Horn is optimistic: "Now, in the starting phase, we're going to have to make some purchases on our own in order to keep the store fully stocked. But in the longer term, we think we'll have enough donors to get through."

Keeping stocked

The idea of a "social" supermarket isn't new. Since the 1990s, the Catholic charity Caritas has operated between 20 and 30 similar projects across Germany, and they have helped many a welfare recipient. But even their longer established stores have had trouble keeping their shelves fully stocked. "Obviously these stores can't order products like normal stores, but we do have a well-developed network of donors," said Caritas spokesman Thomas Brock.

Nor can the Düsseldorf store guarantee that it can supply everyone with everything at anytime. Still, the money people save shopping at the Flingern supermarket can be put towards buying the missing items at a normal store. "When a customer comes to us and saves on basic groceries like flour and sugar, maybe they'll have enough left over to buy bananas at the nearby grocery store," Horn said.

A community center

The organizers of Flinger Mobil see their supermarket as far more than a charity organization. They also see it as a meeting place for people who are often isolated or made to feel lonely by their poverty. To that end, they've set up a small cafe with complimentary coffee.

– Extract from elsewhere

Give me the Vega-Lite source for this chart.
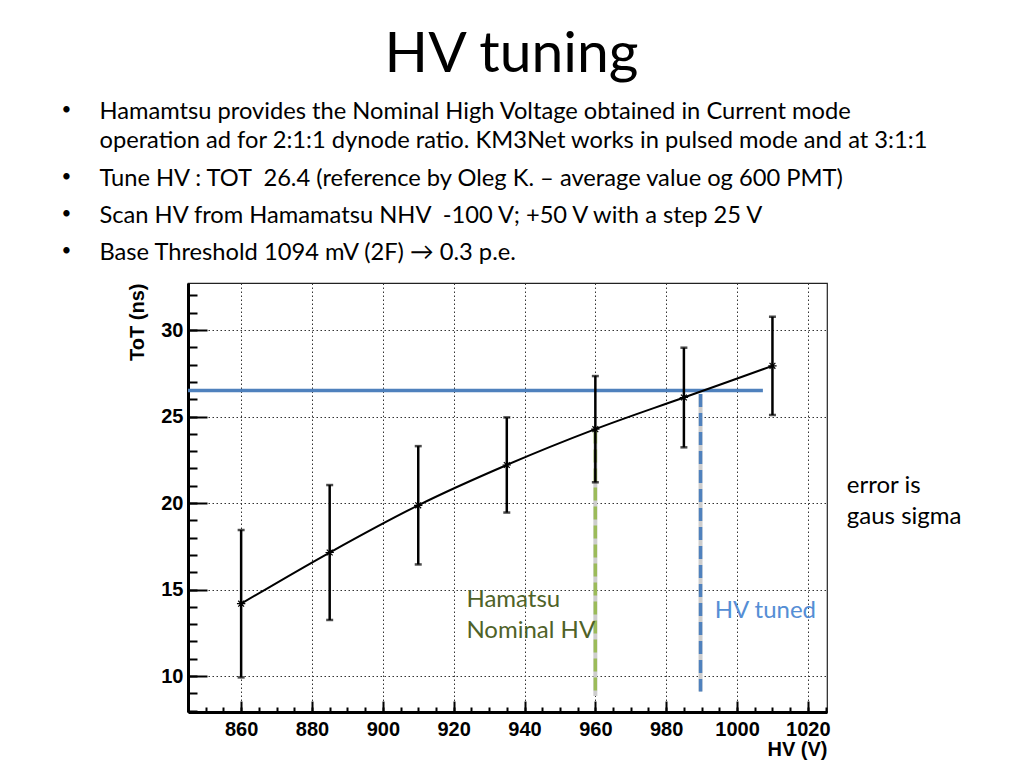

The store's employees contribute to that atmosphere. At any given time there are three volunteers working. Horn was astounded by the resonance he encountered while looking for people willing to work at the store without pay. "We had 25 people contact us spontaneously," he said. Volunteers at the store are constantly chatting with customers and providing them with advice.

That kind of extra assistance is an extremely important aspect of their work. Horn said that in their work with people in the area's lower economic strata, that advice is crucial. "We have to assume that not every customer here knows how to handle fresh groceries," he explained. "Experience has shown us that many families don't even know, for example, how to turn a head of lettuce into a bowl of salad."

The store is currently being operated in a building that belongs to a local church, which has waved any rental fees for the first year-and-a-half of business. After that, Flingern Mobil will have to pay rent. But with the growing daily demand for the store, that shouldn't be a problem.

"We certainly have no lack of people who are needy," he said.